The two latest entries — Blue Mountain Coffee House and Jackson’s Organic Coffee — both offer a truly splendid cuppa, but they differ dramatically in style.
Jackson’s Organic Coffee is not even a coffee shop. There’s no sit-down or table service, only a drive-through window, at this little pumpkin-color building next door to the Sav-A-Step on Lexington Road near Payne Street.
Co-proprietor Christopher Stockton, an expatriate Brit, is an aggressive perfectionist about organic, sustainable and fair-trade coffees, sold through the drive-up window or canned on the premises for sale by upscale vendors like, so far, Rainbow Blossom, two of the Valu Markets and Mayan Café.
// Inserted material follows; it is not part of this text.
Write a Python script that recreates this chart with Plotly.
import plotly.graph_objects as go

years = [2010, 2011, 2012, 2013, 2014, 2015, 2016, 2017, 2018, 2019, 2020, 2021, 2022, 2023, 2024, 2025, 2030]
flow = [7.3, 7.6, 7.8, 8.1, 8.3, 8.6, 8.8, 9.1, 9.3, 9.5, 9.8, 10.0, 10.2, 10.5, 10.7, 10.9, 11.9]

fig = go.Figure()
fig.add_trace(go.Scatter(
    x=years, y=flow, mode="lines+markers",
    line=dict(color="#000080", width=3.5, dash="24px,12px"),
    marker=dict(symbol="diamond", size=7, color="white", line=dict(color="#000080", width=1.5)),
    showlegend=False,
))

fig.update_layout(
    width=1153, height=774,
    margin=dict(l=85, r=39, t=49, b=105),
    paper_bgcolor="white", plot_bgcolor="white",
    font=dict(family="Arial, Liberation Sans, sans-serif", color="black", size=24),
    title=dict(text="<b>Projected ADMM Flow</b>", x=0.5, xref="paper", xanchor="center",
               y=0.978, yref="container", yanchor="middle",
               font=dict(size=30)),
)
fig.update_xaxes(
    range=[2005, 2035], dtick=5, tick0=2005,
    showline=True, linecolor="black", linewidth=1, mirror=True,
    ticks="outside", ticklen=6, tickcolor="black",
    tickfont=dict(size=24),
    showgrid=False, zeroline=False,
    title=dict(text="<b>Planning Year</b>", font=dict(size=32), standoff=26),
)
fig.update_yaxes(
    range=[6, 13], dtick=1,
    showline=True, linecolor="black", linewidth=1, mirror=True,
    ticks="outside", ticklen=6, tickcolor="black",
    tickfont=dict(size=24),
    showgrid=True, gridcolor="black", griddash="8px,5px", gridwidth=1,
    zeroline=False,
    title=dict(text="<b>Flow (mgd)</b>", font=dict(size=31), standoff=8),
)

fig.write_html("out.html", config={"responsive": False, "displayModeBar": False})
Coffee and espresso drinks range in price from $1.75 for a small drip coffee to $3.75 for a large cappuccino or latte. The drive-up window is open 6 a.m. to 6 p.m. weekdays except holidays; closed weekends.
The other recent and welcome arrival is Blue Mountain Coffee House Wine & Tapas Bar (400 E. Main St., 582-3220), where host Nicholas Arno adds a Jamaican accent as he vends Jamaican Blue Mountain coffee in sleek, sophisticated new quarters. Eat ’N’ Blog correspondent LEAH STEWART declares it her favorite caffeine dispensary, and files this report:
Blue Mountain is a treat to the senses. A curved saltwater fish tank inset into the bar greets guests with colorful fish; tempered glass countertops are the color of island waters, and artfully contemporary tables and chairs look as though they leapt from the pages of a magazine. Jamaican art adorns walls painted in a sun-kissed gold and sapphire blue.
Blue Mountain coffee is some of the most expensive in the world, and there’s a good reason for that. The Blue Mountains of Jamaica have the perfect climate, terrain and rainfall to produce coffee. It’s as if the coffee gods touched the earth at this one spot and said, “Here!”
I tried it in a drink combined with cocoa and chunks of chocolate. It was smooth, unbelievably rich and pleasantly not sweet. Some mocha coffees are sweet enough to make your teeth hurt, but Blue Mountain’s coffee drinks are decidedly adult. Our daughter’s Submarino, a sophisticated hot chocolate, was a decadent, silky chocolate experience created for sipping, not guzzling. For lunch, a Blue Mountain Cheese Platter ($9.95) consisted of three finely crafted cheeses, sun-dried tomatoes, olives, grapes and two kinds of crackers. Friends enjoyed the Southwest chicken paninis ($6.95), declaring them crispy on the outside and chock full of savory chicken on the inside.
An evening visit proved that there are people downtown at night! Several groups of friends were discussing work, sampling and choosing wine at the wine bar and enjoying coffee and tea. A basic espresso drink, a decaf latte, was dark and rich, topped by a generous head of foam. A chai tea was deliciously different: Not sweet, and without any overpowering notes of clove and cardamom, the peppery chai was spiced delicately and perfectly.